**EXTRACTED DATA**
※ ※ ※
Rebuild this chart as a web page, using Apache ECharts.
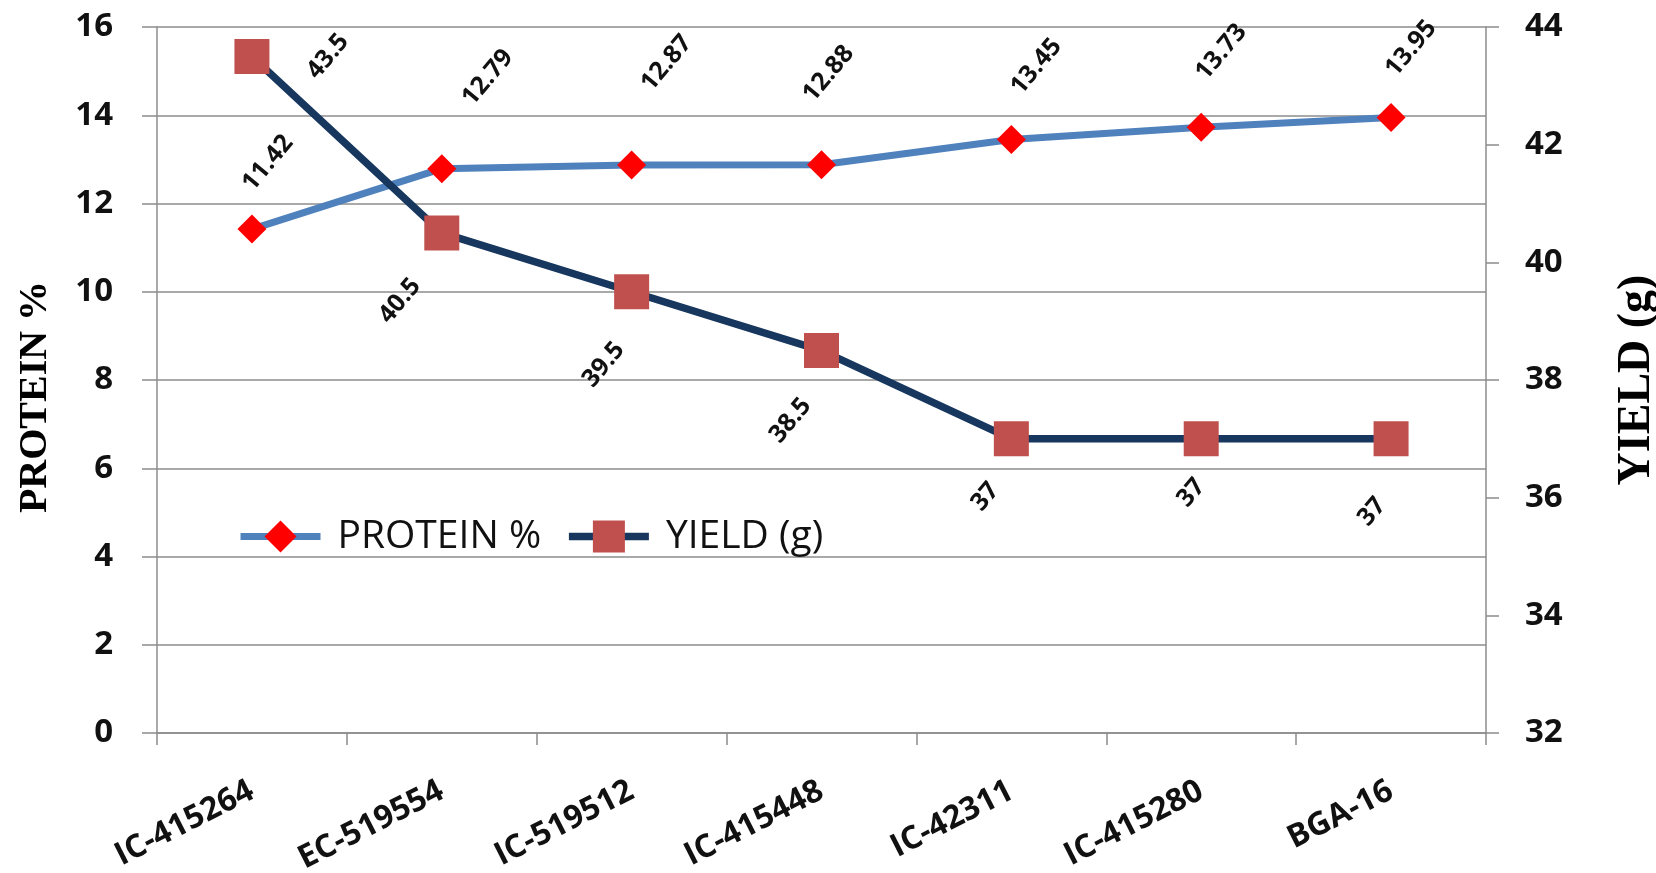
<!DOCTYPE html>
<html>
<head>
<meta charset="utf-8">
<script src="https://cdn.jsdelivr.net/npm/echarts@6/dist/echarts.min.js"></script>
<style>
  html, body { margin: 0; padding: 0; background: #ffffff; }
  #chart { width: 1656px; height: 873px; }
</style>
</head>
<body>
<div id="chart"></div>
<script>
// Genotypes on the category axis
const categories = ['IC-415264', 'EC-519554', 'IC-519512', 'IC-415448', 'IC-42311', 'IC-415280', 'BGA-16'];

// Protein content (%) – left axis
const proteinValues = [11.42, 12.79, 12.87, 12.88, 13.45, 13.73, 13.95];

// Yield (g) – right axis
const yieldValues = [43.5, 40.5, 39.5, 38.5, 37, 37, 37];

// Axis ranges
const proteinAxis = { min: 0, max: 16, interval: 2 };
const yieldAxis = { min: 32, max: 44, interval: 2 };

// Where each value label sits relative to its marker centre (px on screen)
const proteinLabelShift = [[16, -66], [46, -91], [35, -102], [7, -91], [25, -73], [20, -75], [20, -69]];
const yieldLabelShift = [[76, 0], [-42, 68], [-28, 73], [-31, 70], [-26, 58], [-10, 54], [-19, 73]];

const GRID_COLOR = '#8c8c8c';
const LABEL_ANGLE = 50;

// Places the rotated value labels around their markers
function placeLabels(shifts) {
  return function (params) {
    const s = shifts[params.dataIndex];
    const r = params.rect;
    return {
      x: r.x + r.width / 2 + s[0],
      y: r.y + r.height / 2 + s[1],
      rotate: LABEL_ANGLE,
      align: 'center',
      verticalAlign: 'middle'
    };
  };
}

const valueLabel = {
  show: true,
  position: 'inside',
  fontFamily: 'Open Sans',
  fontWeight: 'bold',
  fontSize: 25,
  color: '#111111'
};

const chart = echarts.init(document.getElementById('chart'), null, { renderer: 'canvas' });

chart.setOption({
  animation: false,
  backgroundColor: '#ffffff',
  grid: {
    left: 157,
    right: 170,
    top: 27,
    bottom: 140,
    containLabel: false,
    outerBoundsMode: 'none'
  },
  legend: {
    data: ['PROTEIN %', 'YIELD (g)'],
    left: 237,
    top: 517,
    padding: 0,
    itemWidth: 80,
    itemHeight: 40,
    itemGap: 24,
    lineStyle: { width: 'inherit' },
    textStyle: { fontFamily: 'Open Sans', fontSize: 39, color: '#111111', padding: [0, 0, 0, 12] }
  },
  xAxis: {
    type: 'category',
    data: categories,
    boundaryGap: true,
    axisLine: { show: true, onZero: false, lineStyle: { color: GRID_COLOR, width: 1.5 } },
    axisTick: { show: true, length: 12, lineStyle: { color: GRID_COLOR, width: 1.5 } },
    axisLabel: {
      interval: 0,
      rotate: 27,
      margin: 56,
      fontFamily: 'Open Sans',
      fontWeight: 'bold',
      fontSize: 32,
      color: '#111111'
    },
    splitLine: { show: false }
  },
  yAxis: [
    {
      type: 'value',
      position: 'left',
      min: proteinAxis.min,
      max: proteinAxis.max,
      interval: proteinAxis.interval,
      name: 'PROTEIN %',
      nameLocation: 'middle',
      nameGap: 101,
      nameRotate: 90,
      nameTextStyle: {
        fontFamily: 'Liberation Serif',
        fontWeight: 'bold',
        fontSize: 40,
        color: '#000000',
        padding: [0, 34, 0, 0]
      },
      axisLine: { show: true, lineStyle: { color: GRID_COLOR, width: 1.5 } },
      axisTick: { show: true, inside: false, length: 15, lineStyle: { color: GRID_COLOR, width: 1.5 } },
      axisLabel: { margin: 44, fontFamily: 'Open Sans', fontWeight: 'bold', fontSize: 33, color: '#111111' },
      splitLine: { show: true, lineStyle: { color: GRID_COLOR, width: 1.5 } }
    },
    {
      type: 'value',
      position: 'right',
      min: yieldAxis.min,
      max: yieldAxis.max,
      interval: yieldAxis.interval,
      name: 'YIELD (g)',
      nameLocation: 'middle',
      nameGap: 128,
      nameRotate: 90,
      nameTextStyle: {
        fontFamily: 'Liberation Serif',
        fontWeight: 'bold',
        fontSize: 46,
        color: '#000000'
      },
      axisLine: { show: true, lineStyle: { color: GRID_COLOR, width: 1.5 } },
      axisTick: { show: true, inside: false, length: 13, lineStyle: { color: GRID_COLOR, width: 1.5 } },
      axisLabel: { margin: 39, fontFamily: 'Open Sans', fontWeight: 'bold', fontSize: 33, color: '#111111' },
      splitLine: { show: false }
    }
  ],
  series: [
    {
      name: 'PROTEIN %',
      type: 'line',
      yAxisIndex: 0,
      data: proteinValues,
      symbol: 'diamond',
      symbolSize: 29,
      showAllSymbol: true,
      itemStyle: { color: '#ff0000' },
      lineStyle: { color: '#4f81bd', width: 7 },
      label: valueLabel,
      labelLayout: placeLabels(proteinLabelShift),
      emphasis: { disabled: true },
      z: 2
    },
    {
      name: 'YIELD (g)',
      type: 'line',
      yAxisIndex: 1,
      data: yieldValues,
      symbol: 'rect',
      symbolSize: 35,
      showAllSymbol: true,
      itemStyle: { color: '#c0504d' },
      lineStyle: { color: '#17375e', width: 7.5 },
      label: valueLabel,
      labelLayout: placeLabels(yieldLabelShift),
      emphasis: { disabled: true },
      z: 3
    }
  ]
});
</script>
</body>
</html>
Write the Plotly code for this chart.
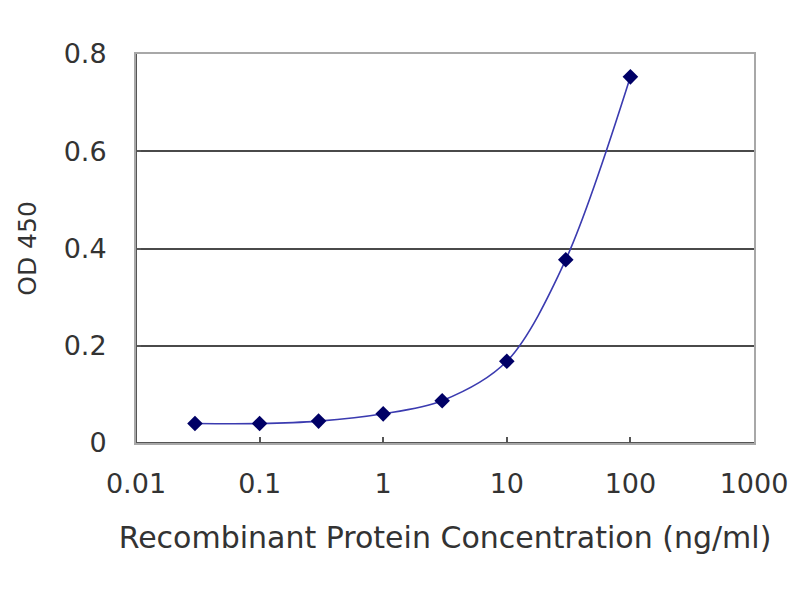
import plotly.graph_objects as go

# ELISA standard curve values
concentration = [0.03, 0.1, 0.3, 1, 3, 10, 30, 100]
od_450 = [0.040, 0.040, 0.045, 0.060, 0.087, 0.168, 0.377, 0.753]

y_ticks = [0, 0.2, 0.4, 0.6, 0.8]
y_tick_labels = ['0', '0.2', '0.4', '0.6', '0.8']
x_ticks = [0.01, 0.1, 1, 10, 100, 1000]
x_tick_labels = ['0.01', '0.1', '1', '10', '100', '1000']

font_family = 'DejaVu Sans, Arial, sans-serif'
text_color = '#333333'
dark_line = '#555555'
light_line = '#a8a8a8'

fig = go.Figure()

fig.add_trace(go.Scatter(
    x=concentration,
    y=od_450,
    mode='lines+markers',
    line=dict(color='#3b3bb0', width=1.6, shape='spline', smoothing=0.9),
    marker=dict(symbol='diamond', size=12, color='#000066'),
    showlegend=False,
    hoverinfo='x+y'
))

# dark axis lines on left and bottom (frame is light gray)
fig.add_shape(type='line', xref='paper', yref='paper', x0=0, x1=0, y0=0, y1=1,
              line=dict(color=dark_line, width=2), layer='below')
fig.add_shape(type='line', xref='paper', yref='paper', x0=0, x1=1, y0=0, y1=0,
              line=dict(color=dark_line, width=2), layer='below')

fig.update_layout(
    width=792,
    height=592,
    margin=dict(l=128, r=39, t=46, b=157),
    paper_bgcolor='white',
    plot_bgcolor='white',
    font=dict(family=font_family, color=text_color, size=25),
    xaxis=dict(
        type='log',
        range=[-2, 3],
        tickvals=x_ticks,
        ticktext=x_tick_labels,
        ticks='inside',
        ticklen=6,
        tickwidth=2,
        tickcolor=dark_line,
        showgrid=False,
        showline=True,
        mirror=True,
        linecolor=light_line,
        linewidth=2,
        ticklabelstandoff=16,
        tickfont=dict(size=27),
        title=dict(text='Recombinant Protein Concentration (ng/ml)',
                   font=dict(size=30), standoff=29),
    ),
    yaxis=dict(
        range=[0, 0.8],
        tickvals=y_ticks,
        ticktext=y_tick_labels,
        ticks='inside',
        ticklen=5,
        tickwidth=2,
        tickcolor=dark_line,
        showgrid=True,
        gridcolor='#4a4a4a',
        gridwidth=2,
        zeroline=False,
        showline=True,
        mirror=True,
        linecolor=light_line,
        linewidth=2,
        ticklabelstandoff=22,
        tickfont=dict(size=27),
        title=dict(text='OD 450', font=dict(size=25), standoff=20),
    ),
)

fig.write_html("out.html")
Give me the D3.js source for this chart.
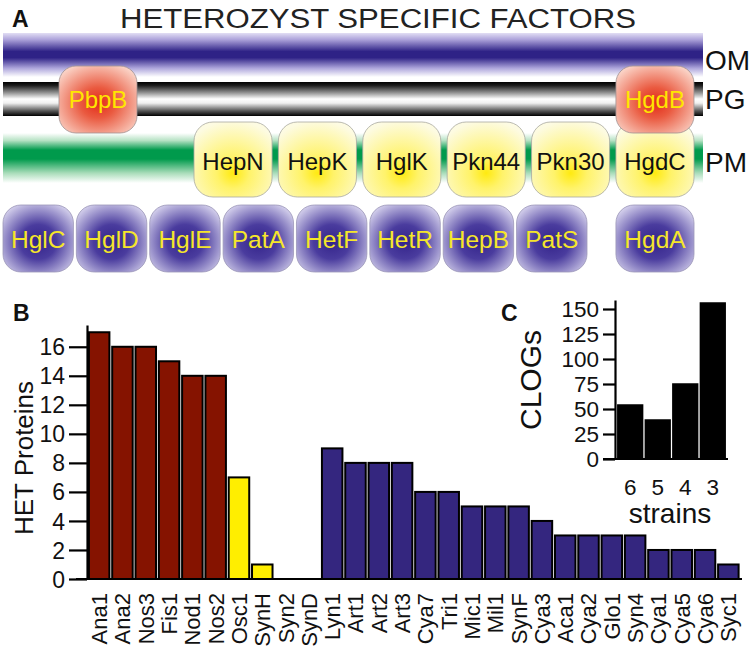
※ ※ ※
**WHAT IS REQUIRED**
Please quote exactly the run of lines that starts the entries and ends at the line containing "const LABEL_ANGLE = 50;", leaving out every picture.

**RESULT**
Rebuild this chart as a web page, using Apache ECharts.
<!DOCTYPE html>
<html>
<head>
<meta charset="utf-8">
<script src="https://cdn.jsdelivr.net/npm/echarts@6/dist/echarts.min.js"></script>
<style>
  html, body { margin: 0; padding: 0; background: #ffffff; }
  #chart { width: 1656px; height: 873px; }
</style>
</head>
<body>
<div id="chart"></div>
<script>
// Genotypes on the category axis
const categories = ['IC-415264', 'EC-519554', 'IC-519512', 'IC-415448', 'IC-42311', 'IC-415280', 'BGA-16'];

// Protein content (%) – left axis
const proteinValues = [11.42, 12.79, 12.87, 12.88, 13.45, 13.73, 13.95];

// Yield (g) – right axis
const yieldValues = [43.5, 40.5, 39.5, 38.5, 37, 37, 37];

// Axis ranges
const proteinAxis = { min: 0, max: 16, interval: 2 };
const yieldAxis = { min: 32, max: 44, interval: 2 };

// Where each value label sits relative to its marker centre (px on screen)
const proteinLabelShift = [[16, -66], [46, -91], [35, -102], [7, -91], [25, -73], [20, -75], [20, -69]];
const yieldLabelShift = [[76, 0], [-42, 68], [-28, 73], [-31, 70], [-26, 58], [-10, 54], [-19, 73]];

const GRID_COLOR = '#8c8c8c';
const LABEL_ANGLE = 50;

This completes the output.